Now I want to find a relation between the determinant of $g$ and the determinant of $\gamma$ expressed in terms of the components of $g$. Using Cramer's rule I get

$$det(g_{\alpha, \beta}) \equiv g = \frac{C_{00}}{g^{00}}$$

where $C_{00}$ is the cofactor of the (0,0)-element of the matrix above; i.e. it is $det(\gamma_{ij}) = \gamma$.
I'm probably misinterpreting something here, but I'm not seeing how you're applying Cramer's Rule.

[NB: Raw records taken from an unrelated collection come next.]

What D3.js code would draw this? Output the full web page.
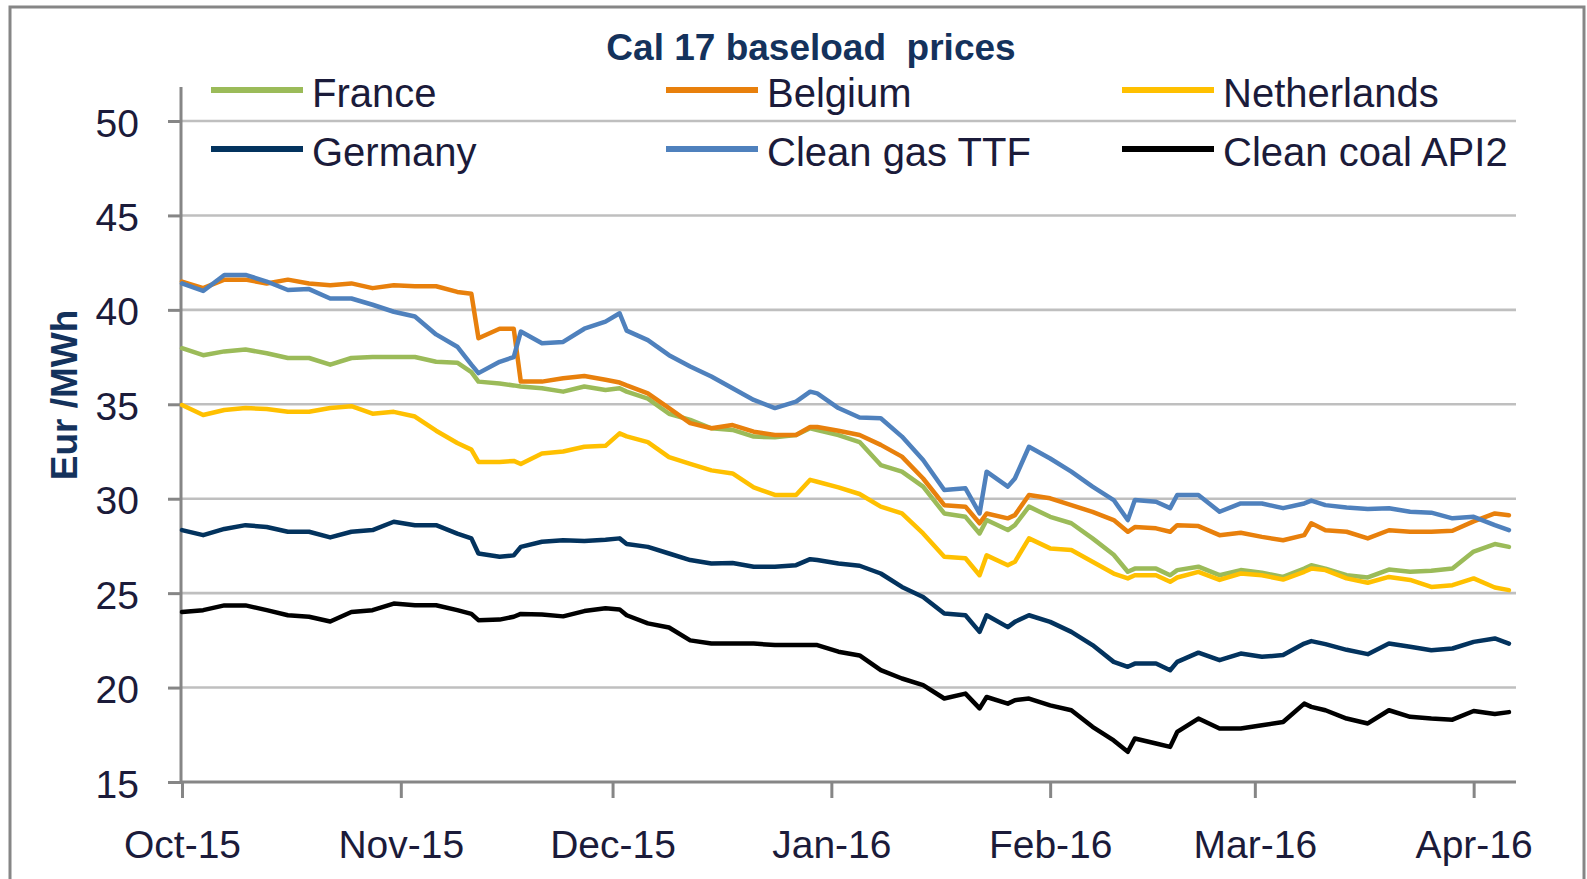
<!DOCTYPE html>
<html>
<head>
<meta charset="utf-8">
<script src="https://cdn.jsdelivr.net/npm/d3@7"></script>
<style>
  body { margin: 0; background: #fff; }
  text { font-family: "Liberation Sans", Arial, sans-serif; }
</style>
</head>
<body>
<script>
var width = 1587,
    height = 879;

var seriesNames = ["France", "Belgium", "Netherlands", "Germany", "Clean gas TTF", "Clean coal API2"];
var seriesColors = ["#9BBB59", "#E8800C", "#FFC000", "#03335E", "#4F81BD", "#000000"];

var dates = ["2015-10-01","2015-10-04","2015-10-07","2015-10-10","2015-10-13","2015-10-16","2015-10-19","2015-10-22","2015-10-25","2015-10-28",
             "2015-10-31","2015-11-03","2015-11-06","2015-11-09","2015-11-11","2015-11-12","2015-11-15","2015-11-17","2015-11-18","2015-11-21",
             "2015-11-24","2015-11-27","2015-11-30","2015-12-02","2015-12-03","2015-12-06","2015-12-09","2015-12-12","2015-12-15","2015-12-18",
             "2015-12-21","2015-12-24","2015-12-27","2015-12-29","2015-12-30","2016-01-02","2016-01-05","2016-01-08","2016-01-11","2016-01-14",
             "2016-01-17","2016-01-20","2016-01-22","2016-01-23","2016-01-26","2016-01-27","2016-01-29","2016-02-01","2016-02-04","2016-02-07",
             "2016-02-10","2016-02-12","2016-02-13","2016-02-16","2016-02-18","2016-02-19","2016-02-22","2016-02-25","2016-02-28","2016-03-02",
             "2016-03-05","2016-03-08","2016-03-09","2016-03-11","2016-03-14","2016-03-17","2016-03-20","2016-03-23","2016-03-26","2016-03-29",
             "2016-04-01","2016-04-04","2016-04-06"];

var france = [37.97,37.6,37.8,37.9,37.7,37.45,37.45,37.1,37.45,37.5,
              37.5,37.5,37.25,37.2,36.7,36.2,36.1,36.0,35.94,35.85,
              35.67,35.94,35.76,35.85,35.67,35.3,34.5,34.17,33.73,33.64,
              33.29,33.25,33.37,33.73,33.64,33.37,33.0,31.78,31.43,30.64,
              29.22,29.04,28.16,28.87,28.34,28.6,29.58,29.04,28.7,27.9,
              27.03,26.13,26.3,26.3,25.95,26.22,26.4,25.95,26.22,26.08,
              25.86,26.3,26.48,26.3,25.95,25.83,26.25,26.13,26.18,26.3,
              27.2,27.6,27.45];

var belgium = [41.5,41.15,41.6,41.6,41.4,41.6,41.4,41.3,41.4,41.15,
               41.3,41.25,41.25,40.95,40.85,38.5,39.0,39.0,36.2,36.2,
               36.38,36.5,36.3,36.15,36.0,35.58,34.8,34.0,33.73,33.9,
               33.55,33.37,33.37,33.8,33.8,33.6,33.37,32.85,32.23,31.07,
               29.66,29.58,28.7,29.22,28.96,29.13,30.2,30.02,29.66,29.3,
               28.87,28.25,28.5,28.43,28.25,28.6,28.55,28.07,28.2,27.98,
               27.8,28.07,28.7,28.33,28.25,27.9,28.33,28.25,28.25,28.3,
               28.8,29.22,29.13];

var netherlands = [34.96,34.43,34.7,34.8,34.75,34.6,34.6,34.8,34.9,34.5,
                   34.6,34.35,33.6,32.95,32.6,31.95,31.95,32.0,31.84,32.4,
                   32.5,32.75,32.8,33.46,33.3,33.0,32.2,31.84,31.5,31.34,
                   30.6,30.2,30.2,31.0,30.9,30.6,30.25,29.58,29.22,28.16,
                   26.93,26.85,25.95,27.0,26.48,26.66,27.9,27.37,27.28,26.66,
                   26.04,25.78,25.95,25.95,25.6,25.83,26.13,25.7,26.04,25.95,
                   25.72,26.13,26.3,26.22,25.78,25.55,25.86,25.7,25.33,25.42,
                   25.78,25.3,25.16];

var germany = [28.34,28.07,28.4,28.6,28.5,28.25,28.25,27.95,28.25,28.34,
               28.78,28.6,28.6,28.15,27.9,27.1,26.93,27.0,27.45,27.72,
               27.8,27.76,27.83,27.9,27.6,27.45,27.1,26.75,26.57,26.6,
               26.4,26.4,26.48,26.8,26.75,26.57,26.45,26.04,25.33,24.8,
               23.92,23.83,22.95,23.83,23.2,23.48,23.83,23.48,22.95,22.25,
               21.36,21.1,21.27,21.27,20.92,21.36,21.85,21.45,21.8,21.63,
               21.72,22.33,22.46,22.3,22.0,21.77,22.33,22.16,21.98,22.07,
               22.42,22.6,22.33];

var cleanGas = [41.4,41.0,41.85,41.85,41.5,41.05,41.1,40.6,40.6,40.27,
                39.9,39.65,38.7,38.05,37.1,36.65,37.25,37.5,38.85,38.23,
                38.3,39.0,39.38,39.82,38.9,38.4,37.6,37.0,36.47,35.85,
                35.23,34.8,35.14,35.67,35.58,34.8,34.3,34.26,33.29,32.05,
                30.46,30.55,29.22,31.43,30.64,31.07,32.75,32.13,31.43,30.64,
                29.93,28.87,29.93,29.84,29.5,30.2,30.2,29.31,29.75,29.75,
                29.5,29.75,29.9,29.66,29.54,29.45,29.5,29.31,29.26,28.96,
                29.04,28.6,28.34];

var cleanCoal = [24.0,24.1,24.35,24.35,24.1,23.83,23.75,23.5,24.0,24.1,
                 24.45,24.36,24.36,24.1,23.9,23.57,23.6,23.75,23.9,23.87,
                 23.77,24.05,24.2,24.14,23.83,23.4,23.18,22.5,22.33,22.33,
                 22.33,22.25,22.25,22.25,22.25,21.9,21.7,20.92,20.48,20.13,
                 19.42,19.68,18.9,19.5,19.15,19.33,19.42,19.06,18.8,17.92,
                 17.2,16.6,17.3,17.04,16.86,17.65,18.36,17.83,17.83,18.0,
                 18.18,19.15,18.98,18.8,18.36,18.1,18.8,18.45,18.36,18.3,
                 18.76,18.6,18.7];

var yTicks = [15, 20, 25, 30, 35, 40, 45, 50];
var monthTicks = ["2015-10-01","2015-11-01","2015-12-01","2016-01-01","2016-02-01","2016-03-01","2016-04-01"];

var seriesValues = [france, belgium, netherlands, germany, cleanGas, cleanCoal];

var parseDate = d3.utcParse("%Y-%m-%d");
var dateObjs = dates.map(parseDate);

var svg = d3.select("body")
            .append("svg")
            .attr("width", width)
            .attr("height", height);

// outer chart frame (bottom edge runs off the picture)
svg.append("rect")
   .attr("x", 10)
   .attr("y", 7)
   .attr("width", 1574)
   .attr("height", 950)
   .attr("fill", "none")
   .attr("stroke", "#868686")
   .attr("stroke-width", 3);

var x = d3.scaleUtc()
          .domain([parseDate("2015-10-01"), parseDate("2016-04-07")])
          .range([182, 1516]);

var y = d3.scaleLinear()
          .domain([15, 50])
          .range([782, 121]);

// gridlines
svg.append("g")
   .selectAll("line")
   .data(yTicks.filter(function(d) { return d > 15; }))
   .enter()
   .append("line")
   .attr("x1", 181)
   .attr("x2", x.range()[1])
   .attr("y1", function(d) { return y(d); })
   .attr("y2", function(d) { return y(d); })
   .attr("stroke", "#BFBFBF")
   .attr("stroke-width", 2.6);

// y axis
var yAxis = svg.append("g")
   .attr("transform", "translate(181,0)")
   .call(d3.axisLeft(y).tickValues(yTicks).tickSize(13).tickSizeOuter(0));

yAxis.select(".domain").remove();
yAxis.selectAll(".tick line").attr("stroke", "#868686").attr("stroke-width", 3);
yAxis.selectAll(".tick text")
     .attr("x", -42)
     .attr("dy", 0)
     .attr("y", 15)
     .attr("fill", "#1b1b3a")
     .style("font-size", "39px")
     .style("font-family", "'Liberation Sans', Arial, sans-serif");

svg.append("line")
   .attr("x1", 181).attr("x2", 181)
   .attr("y1", y(51.8)).attr("y2", y(15) + 1.5)
   .attr("stroke", "#868686")
   .attr("stroke-width", 3);

// x axis
var xAxis = svg.append("g")
   .attr("transform", "translate(0," + y(15) + ")")
   .call(d3.axisBottom(x)
           .tickValues(monthTicks.map(parseDate))
           .tickSize(16)
           .tickSizeOuter(0)
           .tickFormat(d3.utcFormat("%b-%y")));

xAxis.select(".domain").remove();
xAxis.selectAll(".tick line").attr("stroke", "#868686").attr("stroke-width", 3);
xAxis.selectAll(".tick text")
     .attr("y", 76)
     .attr("dy", 0)
     .attr("fill", "#1b1b3a")
     .style("font-size", "39px")
     .style("font-family", "'Liberation Sans', Arial, sans-serif");

svg.append("line")
   .attr("x1", 180).attr("x2", x.range()[1])
   .attr("y1", y(15)).attr("y2", y(15))
   .attr("stroke", "#868686")
   .attr("stroke-width", 3);

// price lines
var valueLine = d3.line()
                  .x(function(d, i) { return x(dateObjs[i]); })
                  .y(function(d) { return y(d); });

svg.append("g")
   .selectAll("path")
   .data(seriesValues)
   .enter()
   .append("path")
   .attr("d", function(d) { return valueLine(d); })
   .attr("fill", "none")
   .attr("stroke", function(d, i) { return seriesColors[i]; })
   .attr("stroke-width", 4.5)
   .attr("stroke-linejoin", "round")
   .attr("stroke-linecap", "round");

// title
svg.append("text")
   .attr("x", 811)
   .attr("y", 60)
   .attr("text-anchor", "middle")
   .attr("fill", "#14325C")
   .style("font-size", "37px")
   .style("font-weight", "bold")
   .style("white-space", "pre")
   .text("Cal 17 baseload  prices");

// y axis title
svg.append("text")
   .attr("transform", "translate(77,395) rotate(-90)")
   .attr("text-anchor", "middle")
   .attr("fill", "#14325C")
   .style("font-size", "37px")
   .style("font-weight", "bold")
   .text("Eur /MWh");

// legend, 3 columns x 2 rows
var legendX = [211, 666, 1122],
    legendY = [90, 149];

var legend = svg.append("g")
   .selectAll("g")
   .data(seriesNames)
   .enter()
   .append("g")
   .attr("transform", function(d, i) {
     return "translate(" + legendX[i % 3] + "," + legendY[Math.floor(i / 3)] + ")";
   });

legend.append("line")
      .attr("x1", 0)
      .attr("x2", 92)
      .attr("stroke", function(d, i) { return seriesColors[i]; })
      .attr("stroke-width", 6);

legend.append("text")
      .attr("x", 101)
      .attr("y", 17)
      .attr("fill", "#1b1b3a")
      .style("font-size", "40px")
      .text(function(d) { return d; });
</script>
</body>
</html>
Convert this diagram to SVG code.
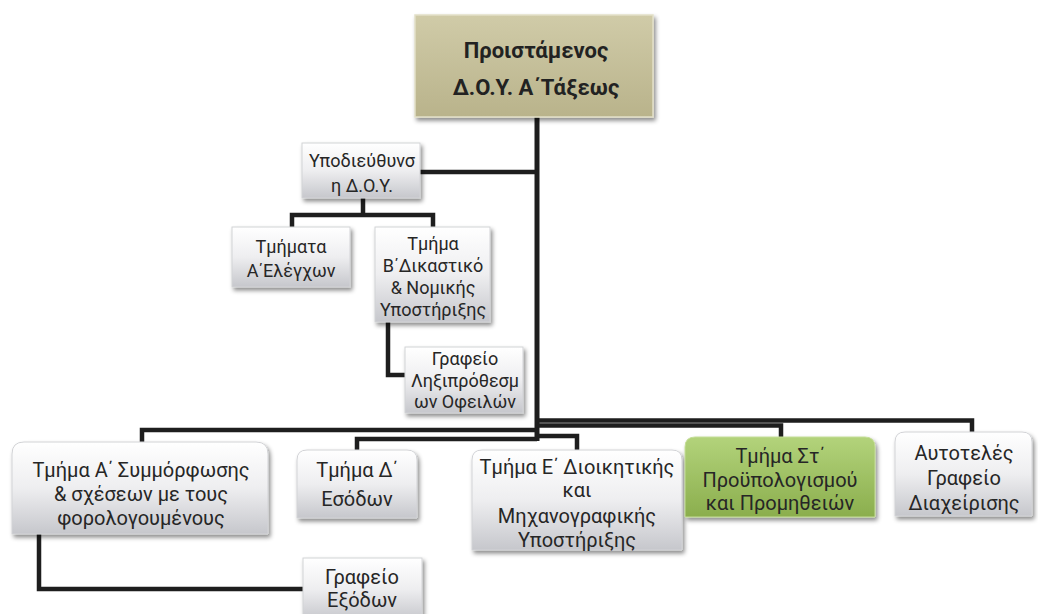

If we were talking about finding the determinant of the given matrix, you'd get $$\det(\mathrm{g}_{\alpha,\beta})=g_{0,0}~\det\begin{bmatrix}\gamma_{1,1} & \gamma_{1,2} & \gamma_{1,3} \\ \gamma_{2,1} & \gamma_{2,2} & \gamma_{2,3} \\ \gamma_{3,1} & \gamma_{3,2} & \gamma_{3,3}\end{bmatrix}-g_{1,0}~\det\begin{bmatrix} g_{0,1} & g_{0,2} & g_{0,3} \\ \gamma_{2,1} & \gamma_{2,2} & \gamma_{2,3} \\ \gamma_{3,1} & \gamma_{3,2} & \gamma_{3,3}\end{bmatrix}+g_{2,0}~\det\begin{bmatrix} g_{0,1} & g_{0,2} & g_{0,3} \\ \gamma_{1,1} & \gamma_{1,2} & \gamma_{1,3} \\ \gamma_{3,1} & \gamma_{3,2} & \gamma_{3,3}\end{bmatrix}-g_{3,0}~\det\begin{bmatrix}g_{0,1} & g_{0,2} & g_{0,3} \\ \gamma_{1,1} & \gamma_{1,2} & \gamma_{1,3} \\ \gamma_{2,1} & \gamma_{2,2} & \gamma_{2,3}\end{bmatrix}$$ by Laplace Expansion.

Given, I'm not really knowledgeable in general relativity (or differential geometry for that matter :tongue:) so I could be mistaking this determinant for something else, or misunderstanding your notation.